2. Propose Alternative Sources of Transportation.
This is a huge one. Someone who doesn't have an easy way to get to the hair salon or the pharmacy is a lot more likely to get behind the wheel than someone who has a friend or neighbor stopping by to pick him or her up.
There are transportation services for every situation and every budget. If friends or neighbors are busy, look into paratransit companies or personal care attendants. Some families set up charge accounts with reputable taxi companies so their loved ones can just call for a ride whenever they want. People in urban areas may be able to use public transportation or walk, provided they're still functioning well enough to do so safely.
Whatever the solution, talk to your loved one and make sure he or she is OK with the arrangement. If driving himself isn't an option, he may prefer being driven by a friend over taking paratransit -- or he may dislike the neighbor's driving style but enjoy the social aspect of a paratransit van.
3. Enlist Help.
It's possible to test your loved one's driving yourself, but in some cases, it's a whole lot easier to get a professional involved.
Occupational therapists can perform on-road driving tests, and they can also help a driver who is moderately safe learn how to drive more safely, including planning the safest routes to everyday destinations. Occupational therapists also may be required to report dangerous drivers to the DMV in certain states.
In most states, you can make an anonymous call to the DMV to report an unsafe driver. The DMV will require him to come in for testing, generally written and behind the wheel, and can revoke his license if he's dangerous.

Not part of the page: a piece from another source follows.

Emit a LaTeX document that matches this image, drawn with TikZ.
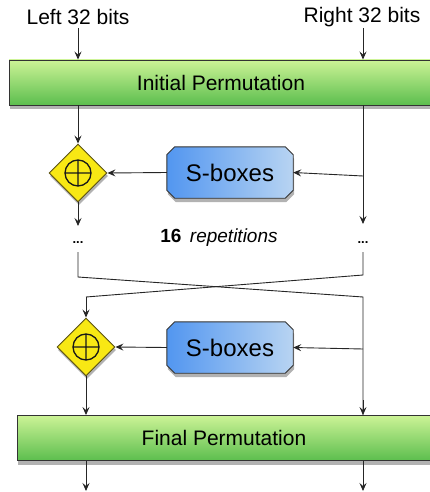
\documentclass[tikz,border=0pt]{standalone}
\usepackage{fontspec}
\setmainfont{Liberation Sans}
\usetikzlibrary{arrows.meta,shapes.geometric,shadows,calc}

\definecolor{permtop}{RGB}{204,243,150}
\definecolor{permbot}{RGB}{92,190,78}
\definecolor{sboxl}{RGB}{82,150,240}
\definecolor{sboxr}{RGB}{184,212,242}
\definecolor{xorfill}{RGB}{248,232,20}
\definecolor{xoredge}{RGB}{90,80,20}

\pgfdeclarelayer{background}
\pgfsetlayers{background,main}

\tikzset{
  wire/.style={draw=black!85, line width=0.9pt},
  arr/.style={wire, -{Stealth[length=8pt,width=7pt,inset=3pt]}},
  permbox/.style={draw=black!80, line width=0.9pt, rectangle,
    top color=permtop, bottom color=permbot,
    minimum height=45pt, font=\fontsize{21}{24}\selectfont,
    drop shadow={shadow xshift=1pt, shadow yshift=-4pt, opacity=0.3, fill=black}},
  sbox/.style={rectangle, minimum width=126pt, minimum height=51pt,
    inner sep=0pt, font=\fontsize{24}{28}\selectfont},
  sboxshape/.style={draw=black!80, line width=0.9pt,
    left color=sboxl, right color=sboxr,
    drop shadow={shadow xshift=1pt, shadow yshift=-4pt, opacity=0.3, fill=black}},
  xorgate/.style={draw=xoredge, line width=0.9pt, diamond, fill=xorfill,
    minimum width=58pt, minimum height=58pt, inner sep=0pt,
    drop shadow={shadow xshift=1pt, shadow yshift=-3pt, opacity=0.3, fill=black}},
  label/.style={font=\fontsize{21}{24}\selectfont, inner sep=0pt},
  dots/.style={font=\fontsize{13}{15}\selectfont\bfseries, inner sep=0pt}
}

% XOR symbol: circle with a cross
\newcommand{\xorsign}[1]{%
  \draw[line width=1.3pt, black!90] (#1) circle (13pt)
    ($(#1)+(-13pt,0)$) -- ($(#1)+(13pt,0)$)
    ($(#1)+(0,-13pt)$) -- ($(#1)+(0,13pt)$);}

% octagonal outline behind an S-box node
\newcommand{\sboxframe}[1]{%
  \begin{pgfonlayer}{background}
    \path[sboxshape]
      ($(#1.north west)+(8pt,0)$) -- ($(#1.north east)+(-8pt,0)$)
      -- ($(#1.north east)+(0,-8pt)$) -- ($(#1.south east)+(0,8pt)$)
      -- ($(#1.south east)+(-8pt,0)$) -- ($(#1.south west)+(8pt,0)$)
      -- ($(#1.south west)+(0,8pt)$) -- ($(#1.north west)+(0,-8pt)$)
      -- cycle;
  \end{pgfonlayer}}

\begin{document}
\begin{tikzpicture}[x=1pt,y=-1pt]
  \useasboundingbox (0,0) rectangle (430,492);

  % inputs
  \node[label] (lin) at (78,17) {Left 32 bits};
  \node[label] (rin) at (362,17) {Right 32 bits};

  % permutations
  \node[permbox, minimum width=424pt] (ip) at (221,82.5) {Initial Permutation};
  \node[permbox, minimum width=414pt] (fp) at (224,438) {Final Permutation};

  % first round
  \node[xorgate] (x1) at (78,173) {};
  \xorsign{x1.center}
  \node[sbox] (s1) at (230,172.5) {S-boxes};
  \sboxframe{s1}
  \coordinate (b1) at (363,176);

  % repetition markers
  \node[dots] (dl) at (78,243) {...};
  \node[dots] (dr) at (363,243) {...};
  \node[inner sep=0pt, font=\fontsize{19}{22}\selectfont] (rep) at (219,238)
    {\textbf{16}\, \textit{repetitions}};

  % last round
  \node[xorgate] (x2) at (86,347) {};
  \xorsign{x2.center}
  \node[sbox] (s2) at (230,347.5) {S-boxes};
  \sboxframe{s2}
  \coordinate (b2) at (363,349);

  % crossing of the halves
  \coordinate (lt) at (78,252);
  \coordinate (lk) at (78,277);
  \coordinate (rk) at (363,297);
  \coordinate (rt) at (363,252);
  \coordinate (rk2) at (363,275);
  \coordinate (lk2) at (86,297);

  % connectors
  \draw[arr] (lin.south |- 0,28) -- (lin.south |- ip.north);
  \draw[arr] (b1 |- 0,28) -- (b1 |- ip.north);
  \draw[arr] (ip.south -| x1) -- (x1.north);
  \draw[arr] (ip.south -| b1) -- (b1 |- 0,224);
  \draw[arr] (b1) -- (s1.east);
  \draw[arr] (s1.west) -- (x1.east);
  \draw[arr] (x1.south) -- (x1.south |- 0,226);

  \draw[wire] (lt) -- (lk) -- (rk) -- (rk |- fp.north);
  \draw[arr] (rk |- 0,400) -- (rk |- fp.north);
  \draw[wire] (rt) -- (rk2) -- (lk2);
  \draw[arr] (lk2) -- (x2.north);
  \draw[arr] (b2) -- (s2.east);
  \draw[arr] (s2.west) -- (x2.east);
  \draw[arr] (x2.south) -- (x2.south |- fp.north);

  % outputs
  \draw[arr] (fp.south -| x2) -- (x2 |- 0,491);
  \draw[arr] (fp.south -| b2) -- (b2 |- 0,491);
\end{tikzpicture}
\end{document}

Doctors can perform vision, cognition, and motor skills tests in the office, although they may not be able to tell how safe a person with mild dementia is on the road. If a person has progressed to moderate dementia, or if an outside evaluation confirms poor driving skills, many doctors will write a prescription for "no driving," which some patients will follow. Also, in some states doctors are required to report to the DMV certain medical conditions that affect driving.

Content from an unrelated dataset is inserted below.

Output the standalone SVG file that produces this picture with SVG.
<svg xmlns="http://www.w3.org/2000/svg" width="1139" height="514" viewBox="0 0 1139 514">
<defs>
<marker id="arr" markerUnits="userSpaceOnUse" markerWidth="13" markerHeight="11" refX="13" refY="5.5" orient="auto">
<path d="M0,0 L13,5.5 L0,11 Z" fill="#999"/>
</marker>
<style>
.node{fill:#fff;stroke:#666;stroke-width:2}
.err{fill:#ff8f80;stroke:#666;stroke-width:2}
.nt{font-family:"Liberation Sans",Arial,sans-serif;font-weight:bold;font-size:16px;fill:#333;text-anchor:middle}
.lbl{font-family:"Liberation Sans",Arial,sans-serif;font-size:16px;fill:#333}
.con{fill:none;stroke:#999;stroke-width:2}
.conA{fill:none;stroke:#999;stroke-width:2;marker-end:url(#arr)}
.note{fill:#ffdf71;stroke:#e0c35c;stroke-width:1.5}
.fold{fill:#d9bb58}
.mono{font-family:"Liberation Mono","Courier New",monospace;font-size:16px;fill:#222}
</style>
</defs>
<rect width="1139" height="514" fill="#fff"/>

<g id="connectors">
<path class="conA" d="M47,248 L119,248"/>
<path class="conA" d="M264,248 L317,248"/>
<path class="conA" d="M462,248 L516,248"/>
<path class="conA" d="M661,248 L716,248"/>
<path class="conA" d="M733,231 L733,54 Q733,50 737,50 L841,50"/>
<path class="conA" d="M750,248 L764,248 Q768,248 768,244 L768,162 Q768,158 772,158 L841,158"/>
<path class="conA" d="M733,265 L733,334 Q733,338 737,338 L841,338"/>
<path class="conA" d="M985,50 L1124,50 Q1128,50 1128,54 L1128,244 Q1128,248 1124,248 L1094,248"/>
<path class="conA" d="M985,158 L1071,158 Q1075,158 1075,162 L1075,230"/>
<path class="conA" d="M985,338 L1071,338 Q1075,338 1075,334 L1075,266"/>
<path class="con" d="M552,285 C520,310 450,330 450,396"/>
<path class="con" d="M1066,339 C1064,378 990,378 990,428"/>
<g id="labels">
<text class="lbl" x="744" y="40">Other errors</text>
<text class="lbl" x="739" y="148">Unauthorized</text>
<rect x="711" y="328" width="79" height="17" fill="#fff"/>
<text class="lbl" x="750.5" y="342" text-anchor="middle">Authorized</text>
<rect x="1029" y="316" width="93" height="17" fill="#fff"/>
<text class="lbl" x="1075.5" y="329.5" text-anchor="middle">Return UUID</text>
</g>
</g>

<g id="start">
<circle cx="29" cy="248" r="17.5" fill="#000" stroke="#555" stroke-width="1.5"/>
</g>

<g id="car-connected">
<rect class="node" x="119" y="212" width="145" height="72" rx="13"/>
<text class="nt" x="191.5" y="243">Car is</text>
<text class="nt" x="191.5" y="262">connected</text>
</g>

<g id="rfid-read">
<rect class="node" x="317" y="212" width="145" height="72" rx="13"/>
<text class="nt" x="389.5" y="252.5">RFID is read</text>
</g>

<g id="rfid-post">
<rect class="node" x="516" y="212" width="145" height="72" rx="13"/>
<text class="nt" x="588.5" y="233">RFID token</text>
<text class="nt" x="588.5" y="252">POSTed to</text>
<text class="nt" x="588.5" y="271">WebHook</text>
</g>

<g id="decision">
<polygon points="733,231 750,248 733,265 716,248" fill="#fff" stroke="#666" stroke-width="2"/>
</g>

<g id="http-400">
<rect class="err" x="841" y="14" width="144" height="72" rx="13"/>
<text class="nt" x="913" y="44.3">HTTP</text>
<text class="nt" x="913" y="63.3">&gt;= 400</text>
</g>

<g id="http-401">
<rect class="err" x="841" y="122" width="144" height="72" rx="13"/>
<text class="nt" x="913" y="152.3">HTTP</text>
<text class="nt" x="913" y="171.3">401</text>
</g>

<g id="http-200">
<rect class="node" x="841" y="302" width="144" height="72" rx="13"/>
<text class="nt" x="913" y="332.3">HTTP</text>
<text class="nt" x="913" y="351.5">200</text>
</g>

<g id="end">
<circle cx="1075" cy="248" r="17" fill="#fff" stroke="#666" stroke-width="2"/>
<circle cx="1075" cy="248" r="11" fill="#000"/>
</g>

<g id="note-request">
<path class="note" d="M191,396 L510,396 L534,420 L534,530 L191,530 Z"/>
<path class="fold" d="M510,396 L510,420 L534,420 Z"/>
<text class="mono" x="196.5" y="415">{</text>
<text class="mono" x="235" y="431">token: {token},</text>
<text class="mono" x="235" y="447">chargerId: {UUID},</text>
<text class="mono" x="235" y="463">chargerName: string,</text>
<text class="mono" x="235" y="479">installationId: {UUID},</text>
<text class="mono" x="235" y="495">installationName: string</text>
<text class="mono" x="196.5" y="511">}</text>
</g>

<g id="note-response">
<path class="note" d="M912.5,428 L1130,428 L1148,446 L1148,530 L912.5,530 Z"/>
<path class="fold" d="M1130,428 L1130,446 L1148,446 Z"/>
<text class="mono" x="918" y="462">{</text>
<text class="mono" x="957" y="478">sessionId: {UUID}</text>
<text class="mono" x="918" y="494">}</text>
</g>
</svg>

In general, having a professional tell your loved one he can't drive is a lot easier for him to hear than having a family member tell him the same thing.
Note, though, that determined people with dementia may keep driving, with or without a license.

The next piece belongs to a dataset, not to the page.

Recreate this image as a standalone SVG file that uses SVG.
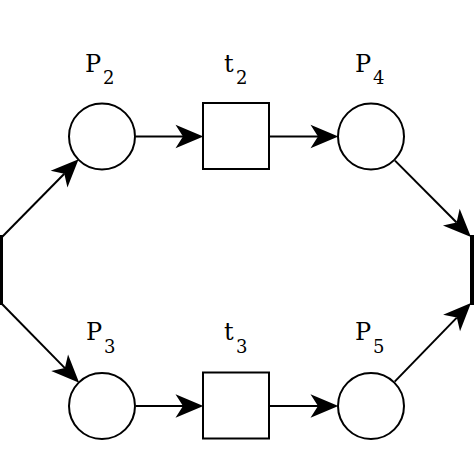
<svg xmlns="http://www.w3.org/2000/svg" width="474" height="474" viewBox="0 0 474 474">
<style>
.pl{fill:#fff;stroke:#000;stroke-width:2}
.tr{fill:#fff;stroke:#000;stroke-width:2}
.bar{fill:#000}
.arc{stroke:#000;stroke-width:2;fill:none}
text{font-family:'DejaVu Serif','Liberation Serif',serif;font-size:24px;fill:#000}
.sb{font-size:18px}
</style>
<defs>
<marker id="ah" markerUnits="userSpaceOnUse" markerWidth="30" markerHeight="26" viewBox="-1 -12 28 24" refX="7" refY="0" orient="auto">
<path d="M0,-11 L26,0 L0,11 L7,0 Z" fill="#000"/>
</marker>
</defs>
<rect width="474" height="474" fill="#fff"/>
<g id="connectors">
<line class="arc" x1="136" y1="136.5" x2="183" y2="136.5" marker-end="url(#ah)"/>
<line class="arc" x1="270" y1="136.5" x2="318" y2="136.5" marker-end="url(#ah)"/>
<line class="arc" x1="136" y1="406" x2="183" y2="406" marker-end="url(#ah)"/>
<line class="arc" x1="270" y1="406" x2="318" y2="406" marker-end="url(#ah)"/>
<line class="arc" x1="2" y1="237" x2="64.3" y2="173.8" marker-end="url(#ah)"/>
<line class="arc" x1="2" y1="304" x2="64.9" y2="368.1" marker-end="url(#ah)"/>
<line class="arc" x1="395" y1="160.6" x2="456.6" y2="222.5" marker-end="url(#ah)"/>
<line class="arc" x1="394.7" y1="381.6" x2="456.8" y2="317.6" marker-end="url(#ah)"/>
</g>
<g id="t1"><rect class="bar" x="-3" y="235" width="6" height="70"/></g>
<g id="t4"><rect class="bar" x="470" y="235" width="8" height="70"/></g>
<g id="P2"><circle class="pl" cx="102" cy="136.5" r="33"/><text x="85" y="72">P<tspan class="sb" x="103" y="84">2</tspan></text></g>
<g id="t2"><rect class="tr" x="203" y="103" width="66" height="66"/><text x="224" y="72">t<tspan class="sb" x="236" y="84">2</tspan></text></g>
<g id="P4"><circle class="pl" cx="371" cy="136.5" r="33"/><text x="355" y="72">P<tspan class="sb" x="373" y="84">4</tspan></text></g>
<g id="P3"><circle class="pl" cx="102" cy="406" r="33"/><text x="86" y="340">P<tspan class="sb" x="104" y="353">3</tspan></text></g>
<g id="t3"><rect class="tr" x="203" y="372.5" width="66" height="66"/><text x="224" y="340">t<tspan class="sb" x="236" y="353">3</tspan></text></g>
<g id="P5"><circle class="pl" cx="371" cy="406" r="33"/><text x="355" y="340">P<tspan class="sb" x="373" y="353">5</tspan></text></g>
</svg>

4. Disable, Relocate, or Sell the Vehicle.
If an unsafe driver with dementia continues to get behind the wheel, it's time to take drastic measures. Remember, many people with dementia have lost the capacity to assess their driving, so you may need to override your loved one.
Ask a mechanic to disable the car, have the tires "stolen," shave the keys, park the car at a friend or relative's house, or sell it if that's legally feasible.
Of course, if the person is lucid enough to know what's going on -- and thinks he's a fine driver -- he might be able to get around these tactics by calling a tow truck, getting new keys made, or buying a new car.
5. Try White Lies.
Consider using white lies, especially if your loved one's memory has deteriorated to the point where all you're trying to do is alleviate his worry.
Creative storytelling often results in solutions that satisfy the family and the former driver alike. One family successfully replaced the car keys with ones that looked the same but didn't work, so that the person with dementia could still get into the car and try to start it without the danger of actually going anywhere. Every time he asked about it, his caregiver told him they were planning to get it fixed.
Try telling your loved one that the car's in the shop -- even if it's at a relative's house. Or let him know that his grandniece needs the car -- even if the kid in question won't get her license for another five years.
With a little creativity, it's possible to satisfy a former driver while also keeping him -- and anyone else who might be hurt by his driving -- out of danger.